Quote the listing below in full and exactly as written, but omit every picture.

___ MATERIAL PROVIDED

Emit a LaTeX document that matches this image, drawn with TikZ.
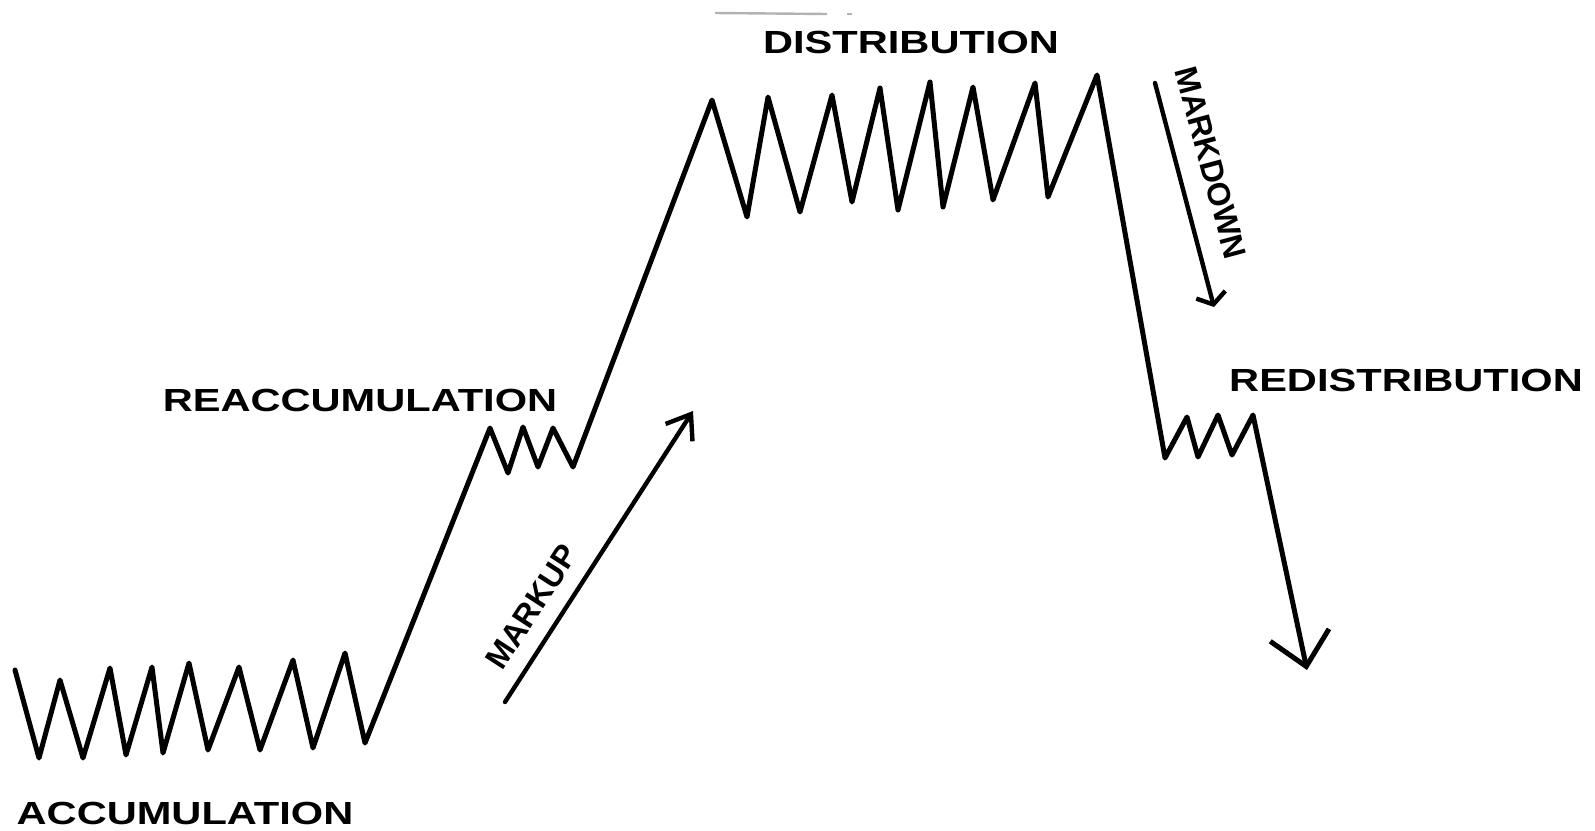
\documentclass[tikz,border=0pt]{standalone}
\usepackage{fontspec}
\setmainfont{Liberation Sans}
\newfontfamily\labwide[FakeStretch=1.3]{Liberation Sans}
\usetikzlibrary{arrows.meta}
\begin{document}
\begin{tikzpicture}[x=0.5pt,y=-0.5pt,
  price/.style={line width=2.5pt,line join=round,line cap=round},
  phase/.style={font=\labwide\bfseries\fontsize{16}{16}\selectfont,inner sep=0pt},
  move/.style={font=\bfseries\fontsize{16}{16}\selectfont,inner sep=0pt},
  trend/.style={line width=2.2pt,line cap=round}]
\useasboundingbox (0,0) rectangle (1595,830);
% faint stroke at top
\draw[gray!60,line width=1.2pt] (715,13) -- (827,14);
\draw[gray!60,line width=1.2pt] (847,14) -- (852,14);
% price path
\draw[price,-{Straight Barb[length=16pt,width=30pt,line width=2.5pt]}]
  (15,670) -- (39,758) -- (60,680) -- (83,758) -- (110,668) -- (126,755)
  -- (152,667) -- (163,753) -- (189,663) -- (208,750) -- (239,667)
  -- (260,750) -- (293,660) -- (313,748) -- (345,653) -- (365,743)
  -- (490,428) -- (508,473) -- (523,427) -- (538,467) -- (553,428) -- (573,467)
  -- (712,100) -- (747,217) -- (768,97) -- (800,212) -- (832,95) -- (852,202)
  -- (880,88) -- (898,210) -- (930,82) -- (943,207) -- (973,87) -- (993,200)
  -- (1035,83) -- (1048,197) -- (1097,75)
  -- (1165,458) -- (1187,417) -- (1198,457) -- (1218,415) -- (1232,455) -- (1253,415)
  -- (1307,670);
% labels
\node[phase] (dist) at (911,42) {DISTRIBUTION};
\node[phase] (reacc) at (360,400) {REACCUMULATION};
\node[phase] (acc) at (185,813) {ACCUMULATION};
\node[phase] (redist) at (1406,380) {REDISTRIBUTION};
% markup arrow
\coordinate (mu0) at (505,702);
\coordinate (mu1) at (693,411);
\draw[trend,-{Straight Barb[length=11pt,width=16pt,line width=2.2pt]}] (mu0) -- (mu1);
\node[move,rotate=57] (markup) at (532,607) {MARKUP};
% markdown arrow
\coordinate (md0) at (1155,83);
\coordinate (md1) at (1214,307);
\draw[trend,-{Straight Barb[length=5pt,width=15pt,line width=2.2pt]}] (md0) -- (md1);
\node[move,rotate=-75] (markdown) at (1211,163) {MARKDOWN};
\end{tikzpicture}
\end{document}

______

### RESPONSE TO THE TASK:
Emit a LaTeX document that matches this image, drawn with TikZ.
\documentclass[tikz,border=0pt]{standalone}
\usepackage{fontspec}
\setmainfont{Liberation Sans}
\newfontfamily\labwide[FakeStretch=1.3]{Liberation Sans}
\usetikzlibrary{arrows.meta}
\begin{document}
\begin{tikzpicture}[x=0.5pt,y=-0.5pt,
  price/.style={line width=2.5pt,line join=round,line cap=round},
  phase/.style={font=\labwide\bfseries\fontsize{16}{16}\selectfont,inner sep=0pt},
  move/.style={font=\bfseries\fontsize{16}{16}\selectfont,inner sep=0pt},
  trend/.style={line width=2.2pt,line cap=round}]
\useasboundingbox (0,0) rectangle (1595,830);
% faint stroke at top
\draw[gray!60,line width=1.2pt] (715,13) -- (827,14);
\draw[gray!60,line width=1.2pt] (847,14) -- (852,14);
% price path
\draw[price,-{Straight Barb[length=16pt,width=30pt,line width=2.5pt]}]
  (15,670) -- (39,758) -- (60,680) -- (83,758) -- (110,668) -- (126,755)
  -- (152,667) -- (163,753) -- (189,663) -- (208,750) -- (239,667)
  -- (260,750) -- (293,660) -- (313,748) -- (345,653) -- (365,743)
  -- (490,428) -- (508,473) -- (523,427) -- (538,467) -- (553,428) -- (573,467)
  -- (712,100) -- (747,217) -- (768,97) -- (800,212) -- (832,95) -- (852,202)
  -- (880,88) -- (898,210) -- (930,82) -- (943,207) -- (973,87) -- (993,200)
  -- (1035,83) -- (1048,197) -- (1097,75)
  -- (1165,458) -- (1187,417) -- (1198,457) -- (1218,415) -- (1232,455) -- (1253,415)
  -- (1307,670);
% labels
\node[phase] (dist) at (911,42) {DISTRIBUTION};
\node[phase] (reacc) at (360,400) {REACCUMULATION};
\node[phase] (acc) at (185,813) {ACCUMULATION};
\node[phase] (redist) at (1406,380) {REDISTRIBUTION};
% markup arrow
\coordinate (mu0) at (505,702);
\coordinate (mu1) at (693,411);
\draw[trend,-{Straight Barb[length=11pt,width=16pt,line width=2.2pt]}] (mu0) -- (mu1);
\node[move,rotate=57] (markup) at (532,607) {MARKUP};
% markdown arrow
\coordinate (md0) at (1155,83);
\coordinate (md1) at (1214,307);
\draw[trend,-{Straight Barb[length=5pt,width=15pt,line width=2.2pt]}] (md0) -- (md1);
\node[move,rotate=-75] (markdown) at (1211,163) {MARKDOWN};
\end{tikzpicture}
\end{document}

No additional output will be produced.